I attended David Gordon’s Uncivil Wars last night. It was interesting to finally see the play which was supposed to serve as an inspiration/jumping off point for our group performance in the gallery after the fact. It probably would have been detrimental to our creative process had we seen the play prior brainstorming for our own piece, possibly making us feel obliged to create something too similar.
There were a couple of elements that really stood out in Uncivil Wars breaking the codes of convention followed by most plays I’ve seen. The most obvious was the complete lack of “fourth wall”. The characters address the audience directly, look right at us and introduce themselves, and deliver dialogue out to the audience rather than to eachother. There is no pretense that the scenes are taking place naturaly in the real world, but instead acknowledges the fact that it is a play. The actors play actors playing characters. The narrator,(Brecht), makes references to the play itself and even has the actors repeat the first scene as if she/he is a director conducting a rehearsal.
The play also had an overall very minimalist quality to it. The set consisted of a couple stepladders, chairs,table, and a coat rack; however these props were used very dynamically and became part of the choreography and movement of the characters. Every characters costume consisted of a black jumpsuit, the shoes they probably wear in real life, and a hat, wig, or some other accesory. Because the actors each played multiple roles, hats, wigs, point/flat headpieces, served to distinguish one character from another played by the same actor. Actors also changed the tone of their voice and mannerisms to distinguish characters.
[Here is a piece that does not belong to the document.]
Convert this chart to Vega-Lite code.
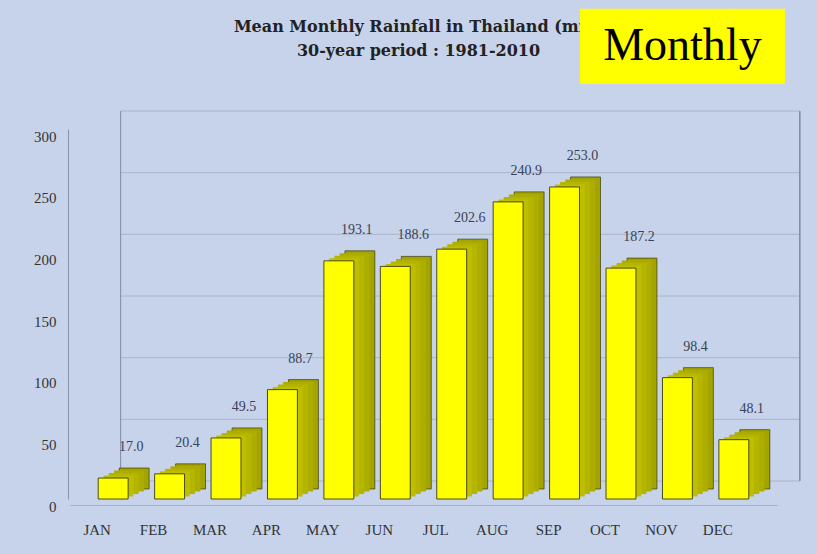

Besides these minimalistic props there were a couple video moniters on the set. The mostly would show the title of the scene or song, usually in german, and displayed the court-notes during the trial scene. I thought the play could have done without these TV screens. I found them to be distracting, especially since the court-notes being shown were often out of sync with the actual dialogue. They also seemed out of place in a play that supposedly took place before the invention of such technology.
Overall the dialogue was very cleverly written, mostly taking the form of rhyming verse, sometimes blurring the line or transitioning between spoken and sung. The stomping/clapping/marching dance pieces were also very tightly choreographed but a little bit lulling after awhile.